L'âge des joueurs laisse en effet croire à l'ouverture d'une fenêtre à long terme. Mais la situation salariale présente un portrait différent. Comment entourer les vedettes s'il ne reste plus de sous? Voilà qui crée une forme d'urgence de gagner dès cette année, selon Nazem Kadri.

«Les membres de la direction savent comment gérer le plafond salarial, assure l'attaquant. Il y a de toute évidence des décisions à venir, mais c'est dans le futur. Nous, notre travail, c'est d'en profiter en ce moment.
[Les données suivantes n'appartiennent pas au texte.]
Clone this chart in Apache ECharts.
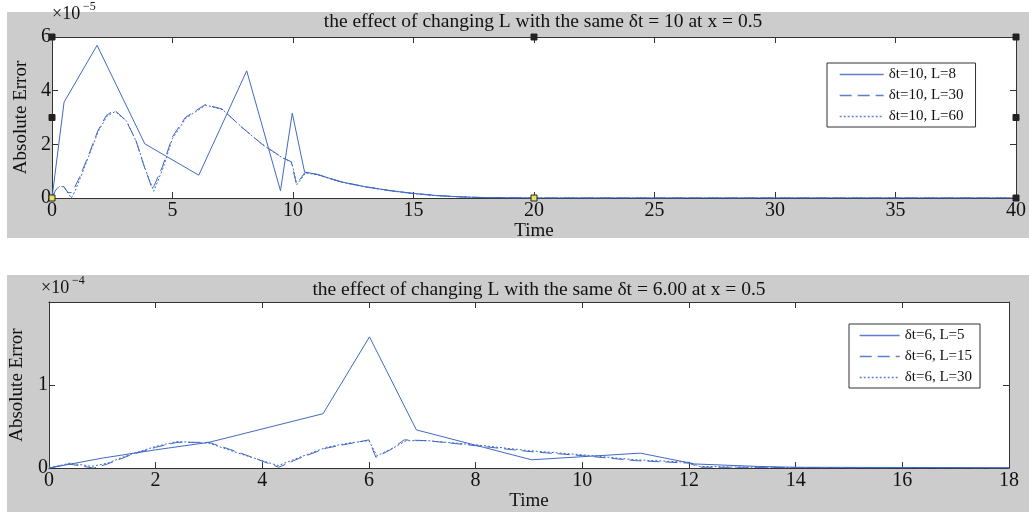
<!DOCTYPE html>
<html>
<head>
<meta charset="utf-8">
<script src="https://cdn.jsdelivr.net/npm/echarts@6/dist/echarts.min.js"></script>
<style>
  html, body { margin: 0; padding: 0; background: #fff; }
  #wrap { position: relative; width: 1029px; height: 512px; }
  .panel { position: absolute; background: #cccccc; }
  #chart { position: absolute; left: 0; top: 0; width: 1029px; height: 512px; }
</style>
</head>
<body>
<div id="wrap">
  <div class="panel" style="left:7px;top:12px;width:1022px;height:226px"></div>
  <div class="panel" style="left:7px;top:275px;width:1022px;height:237px"></div>
  <div id="chart"></div>
</div>
<script>
// ---- data (y in units of the axis multiplier) ----
// top panel: dt = 10, values x 1e-5
const topNames = ['δt=10, L=8', 'δt=10, L=30', 'δt=10, L=60'];
const topL8X = [0, 0.5, 1.87, 3.85, 6.09, 8.08, 9.48, 9.97, 10.48, 11, 12, 13, 14, 15, 16, 17, 18, 20, 40];
const topL8Y = [0, 3.57, 5.69, 2.02, 0.85, 4.74, 0.27, 3.16, 0.97, 0.88, 0.6, 0.42, 0.28, 0.17, 0.09, 0.04, 0.015, 0, 0];
const topL30X = [0, 0.15, 0.33, 0.5, 0.67, 0.8, 0.9, 1.15, 1.49, 1.91, 2.25, 2.59, 3.07, 3.48, 3.83, 4.17, 4.58, 4.99, 5.54, 6.36, 7.05, 7.87, 8.7, 9.52, 9.93, 10.14, 10.5, 11, 12, 13, 14, 15, 16, 17, 18, 20, 40];
const topL30Y = [0, 0.3, 0.46, 0.42, 0.2, 0.2, 0.32, 0.79, 1.53, 2.52, 3.07, 3.28, 2.89, 2.15, 1.16, 0.32, 1.16, 2.27, 3.01, 3.48, 3.32, 2.64, 2.02, 1.53, 1.35, 0.52, 0.95, 0.88, 0.6, 0.42, 0.28, 0.17, 0.09, 0.04, 0.015, 0, 0];
const topL60X = [0, 0.15, 0.33, 0.5, 0.67, 0.8, 0.95, 1.2, 1.52, 1.93, 2.28, 2.62, 3.1, 3.5, 3.86, 4.22, 4.6, 5.0, 5.56, 6.38, 7.07, 7.9, 8.72, 9.55, 9.95, 10.16, 10.52, 11, 12, 13, 14, 15, 16, 17, 18, 20, 40];
const topL60Y = [0, 0.28, 0.44, 0.4, 0.18, 0.0, 0.25, 0.8, 1.55, 2.5, 3.05, 3.22, 2.86, 2.1, 1.1, 0.25, 1.1, 2.22, 2.98, 3.46, 3.3, 2.62, 2.0, 1.5, 1.33, 0.5, 0.93, 0.87, 0.59, 0.41, 0.27, 0.16, 0.08, 0.04, 0.01, 0, 0];

// bottom panel: dt = 6, values x 1e-4
const botNames = ['δt=6, L=5', 'δt=6, L=15', 'δt=6, L=30'];
const botL5X = [0, 1, 2, 3, 5.14, 6.01, 6.89, 9.05, 11.09, 12.1, 13.3, 14, 18];
const botL5Y = [0, 0.12, 0.22, 0.31, 0.655, 1.58, 0.46, 0.1, 0.18, 0.05, 0.02, 0.01, 0.005];
const botL15X = [0, 0.37, 0.84, 1.1, 1.5, 2.0, 2.4, 3.0, 3.6, 4.31, 4.7, 5.2, 5.6, 6.0, 6.13, 6.4, 6.66, 7.1, 8.0, 9.0, 10.0, 11.0, 12.0, 12.2, 13, 14, 15, 16, 17, 18];
const botL15Y = [0, 0.05, 0.0, 0.05, 0.15, 0.25, 0.31, 0.31, 0.18, 0.01, 0.12, 0.24, 0.29, 0.34, 0.13, 0.22, 0.34, 0.33, 0.27, 0.2, 0.15, 0.09, 0.06, 0.01, 0.01, 0.006, 0.004, 0.003, 0.002, 0];
const botL30X = [0, 0.4, 0.8, 1.1, 1.5, 2.0, 2.4, 3.0, 3.6, 4.3, 4.7, 5.2, 5.6, 6.0, 6.15, 6.42, 6.7, 7.1, 8.0, 9.0, 10.0, 11.0, 12.0, 12.2, 13, 14, 15, 16, 17, 18];
const botL30Y = [0, 0.06, 0.02, 0.06, 0.16, 0.26, 0.32, 0.3, 0.17, 0.03, 0.13, 0.25, 0.3, 0.33, 0.15, 0.23, 0.33, 0.33, 0.28, 0.21, 0.16, 0.1, 0.07, 0.02, 0.012, 0.007, 0.004, 0.003, 0.002, 0];

const FONT = '"Liberation Serif", "Times New Roman", serif';
const BLUE = '#4169c4';
const AXIS = '#333';
const INK = '#111';

function pairs(xs, ys) { return xs.map((x, i) => [x, ys[i]]); }

function xAxes(grid, max, interval) {
  const base = {
    gridIndex: grid, type: 'value', min: 0, max: max, interval: interval,
    axisLine: { show: true, onZero: false, lineStyle: { color: AXIS, width: 1 } },
    axisTick: { show: true, inside: true, length: 6, lineStyle: { color: AXIS } },
    splitLine: { show: false }
  };
  return [
    Object.assign({}, base, {
      position: 'bottom',
      axisLabel: { fontFamily: FONT, fontSize: 20, color: INK, margin: 3 },
      name: 'Time', nameLocation: 'middle', nameGap: 22,
      nameTextStyle: { fontFamily: FONT, fontSize: 19, color: INK }
    }),
    Object.assign({}, base, { position: 'top', axisLabel: { show: false } })
  ];
}

function yAxes(grid, max, interval, hideTop, gap) {
  const base = {
    gridIndex: grid, type: 'value', min: 0, max: max, interval: interval,
    axisLine: { show: true, onZero: false, lineStyle: { color: AXIS, width: 1 } },
    axisTick: { show: true, inside: true, length: 6, lineStyle: { color: AXIS } },
    splitLine: { show: false }
  };
  return [
    Object.assign({}, base, {
      position: 'left',
      axisLabel: {
        fontFamily: FONT, fontSize: 20, color: INK, margin: 1,
        formatter: v => (hideTop && v === max) ? '' : String(v)
      },
      name: 'Absolute Error', nameLocation: 'middle', nameGap: gap,
      nameTextStyle: { fontFamily: FONT, fontSize: 19, color: INK }
    }),
    Object.assign({}, base, { position: 'right', axisLabel: { show: false } })
  ];
}

const styles = [
  { type: 'solid' },
  { type: [12, 6] },
  { type: [2, 2] }
];

function lineSeries(name, data, xi, yi, k) {
  return {
    name: name, type: 'line', data: data, xAxisIndex: xi, yAxisIndex: yi,
    symbol: 'none', animation: false, silent: true,
    lineStyle: Object.assign({ color: BLUE, width: 1 }, styles[k]),
    itemStyle: { color: BLUE }
  };
}

function legend(names, left, top, itemWidth, pad) {
  return {
    data: names, orient: 'vertical', left: left, top: top,
    backgroundColor: '#fff', borderColor: '#333', borderWidth: 1,
    padding: pad, itemGap: 6, itemWidth: itemWidth, itemHeight: 14,
    selectedMode: false,
    itemStyle: { opacity: 0, borderWidth: 0 },
    lineStyle: { width: 1.4, color: BLUE, opacity: 0.85 },
    textStyle: { fontFamily: FONT, fontSize: 15, color: INK }
  };
}

// the "x10^n" multiplier labels above each y axis
function multiplier(id, x, y, exp) {
  return [
    { type: 'text', id: id + 'a', left: x, top: y + 4,
      style: { text: '×10', fontFamily: FONT, fontSize: 18, fill: INK } },
    { type: 'text', id: id + 'b', left: x + 31, top: y,
      style: { text: exp, fontFamily: FONT, fontSize: 12, fill: INK } }
  ];
}

const chart = echarts.init(document.getElementById('chart'), null, { renderer: 'canvas' });

const labels = [].concat(multiplier('m5', 52, 1, '−5'), multiplier('m4', 41, 275, '−4'));

chart.setOption({
  backgroundColor: 'transparent',
  animation: false,
  title: [
    { text: 'the effect of changing L with the same δt = 10 at x = 0.5', left: 538, top: 7, textAlign: 'center',
      textStyle: { fontFamily: FONT, fontSize: 19.5, fontWeight: 'normal', color: INK } },
    { text: 'the effect of changing L with the same δt = 6.00 at x = 0.5', left: 534, top: 275, textAlign: 'center',
      textStyle: { fontFamily: FONT, fontSize: 19.5, fontWeight: 'normal', color: INK } }
  ],
  grid: [
    { left: 52, top: 37, width: 968, height: 161, show: true, backgroundColor: '#fff', borderWidth: 0 },
    { left: 45, top: 302, width: 964, height: 174, show: true, backgroundColor: '#fff', borderWidth: 0 }
  ],
  xAxis: [].concat(xAxes(0, 40, 5), xAxes(1, 18, 2)),
  yAxis: [].concat(yAxes(0, 6, 2, false, 21), yAxes(1, 2, 1, true, 20)),
  legend: [
    legend(topNames, 827, 63, 44, [4, 12, 3, 12]),
    legend(botNames, 849, 324, 40, [4, 8, 3, 10])
  ],
  graphic: labels,
  series: [
    lineSeries(topNames[0], pairs(topL8X, topL8Y), 0, 0, 0),
    lineSeries(topNames[1], pairs(topL30X, topL30Y), 0, 0, 1),
    lineSeries(topNames[2], pairs(topL60X, topL60Y), 0, 0, 2),
    lineSeries(botNames[0], pairs(botL5X, botL5Y), 2, 2, 0),
    lineSeries(botNames[1], pairs(botL15X, botL15Y), 2, 2, 1),
    lineSeries(botNames[2], pairs(botL30X, botL30Y), 2, 2, 2)
  ]
});

// selection handles on the top axes (corners and mid-points), placed through the axis scale
const handleSpots = [[0, 6], [20, 6], [40, 6], [0, 3], [40, 3], [0, 0], [20, 0], [40, 0]];
const handles = handleSpots.map((p, i) => {
  const px = chart.convertToPixel({ xAxisIndex: 0, yAxisIndex: 0 }, p);
  const yellow = (i === 5 || i === 6);
  return { type: 'rect', id: 'h' + i, shape: { x: px[0] - 3, y: px[1] - 3, width: 6, height: 6 }, z: 100,
    style: { fill: yellow ? '#e8e060' : '#222', stroke: '#222', lineWidth: 1 } };
});
chart.setOption({ graphic: labels.concat(handles) });
</script>
</body>
</html>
Quand tu participes aux séries, tu ne sais pas quand viendra ta prochaine occasion, car chaque saison est différente.»

Récemment, les Blackhawks de Chicago se sont retrouvés dans une situation similaire, concentrant des sommes importantes sur une poignée de joueurs. Depuis que les contrats de 10,5 millions (chacun) de Jonathan Toews et Patrick Kane sont entrés en vigueur, il y a trois ans, les Hawks n'ont pas gagné une seule série éliminatoire. La difficulté de former de la relève leur fait mal.

Les Penguins de Pittsburgh, eux, investissent beaucoup dans Sidney Crosby, Evgeni Malkin, Phil Kessel et Kristopher Letang. Mais en développant les Jake Guentzel, Conor Sheary et Bryan Rust, l'équipe a eu la profondeur nécessaire pour gagner la Coupe Stanley deux années de suite.

Ces dernières années, les Leafs ont peiné à développer des joueurs au-delà de ceux repêchés tôt au premier tour. À ce sujet, la saison qui commence ce soir sera cruciale. Si Travis Dermott, Andreas Johnsson, Par Lindholm et compagnie deviennent des éléments efficaces, la fenêtre sera encore plus ouverte.